Background information
- Origin: Auburn, Alabama
- Genres: Folk
- Years active: 1998–present
- Labels: Arkam Records, Lelp, Sunburst, K
- Members: Jamie Barrier Katie "Kat" Barrier Stevie LaBlanc Brian "Zero" Borden Justin Ward
- Past members: Travis Hightower Matt Bakula Ben Rhyne Sarah Nelson Roger Holcombe Rymodee Bradley Williams Jeremy Dale Henderson Matt Comer
- Website: http://www.thepinehillhaints.com/

= The Pine Hill Haints =

US musical group

The Pine Hill Haints are an American traditional bluegrass/folk/honky tonk/country band from Alabama, though the band members themselves describe their unique southern roots music as "Alabama Ghost Music."
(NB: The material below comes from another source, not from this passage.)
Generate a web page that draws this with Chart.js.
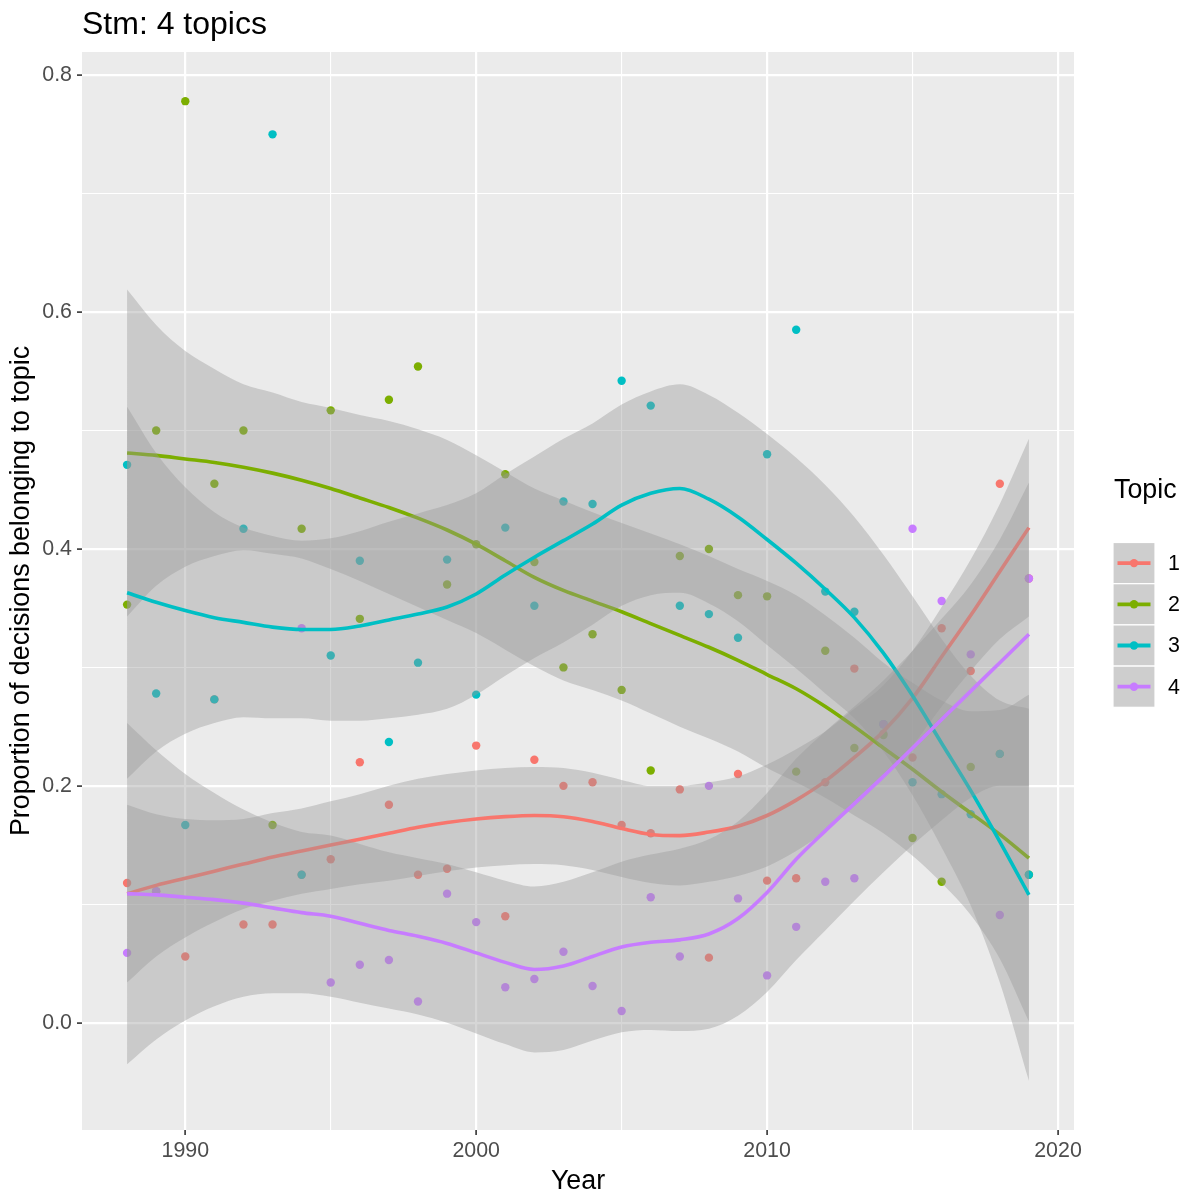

The Haints are composed of Jamie Barrier on guitar and vocals, Katie "Kat" Barrier on mandolin, singing saw, and washboard, Stevie LaBlanc on washtub bass, Justin Ward on accordion and trombone, and Brian "Zero" Borden on snare drum.

==Current line-up==
- Jamie Barrier – vocals, guitar, fiddle, harmonica
- Katie "Kat" Barrier – washboard, mandolin, saw
- Matt Bakula – vocals, washtub, tenor banjo
- Stevie LaBlanc – washtub, banjo, harmonica
- Brian "Zero" Borden – snare
- Justin Ward – accordion, trombone

===Former members===
- Travis Hightower – washtub
- Matt Bakula – washtub, tenor banjo
- Ben Rhyne – snare
- Joey Barrier – banjo
- Sarah Nelson – accordion
- Roger Holcombe – snare
- Rymodee – saw
- Bradley Williams – washtub
- Jeremy Dale Henderson – snare
- Matt Comer – snare
- Mike Posey – accordion
- Jon Lucius – accordion
- J.R. Collins – snare

==Musical style==
The Pine Hill Haints perform music they consider to be "dead" in the modern world, hence their self-proclaimed "Ghost Music." Some examples of the genres they perform include (but are not limited to) gospel, rockabilly, rock and roll, celtic music, blues music, and bluegrass. While their catalog of songs comprises mainly original material, the band has also been known to cover traditional gospel (Where The Soul Of Man Never Dies, Where The Roses Never Fade), cowboy (I Ride An Old Paint, Back In The Saddle Again), and folk (Goodnight Irene, Oh! Suzanna/Camptown Races) songs.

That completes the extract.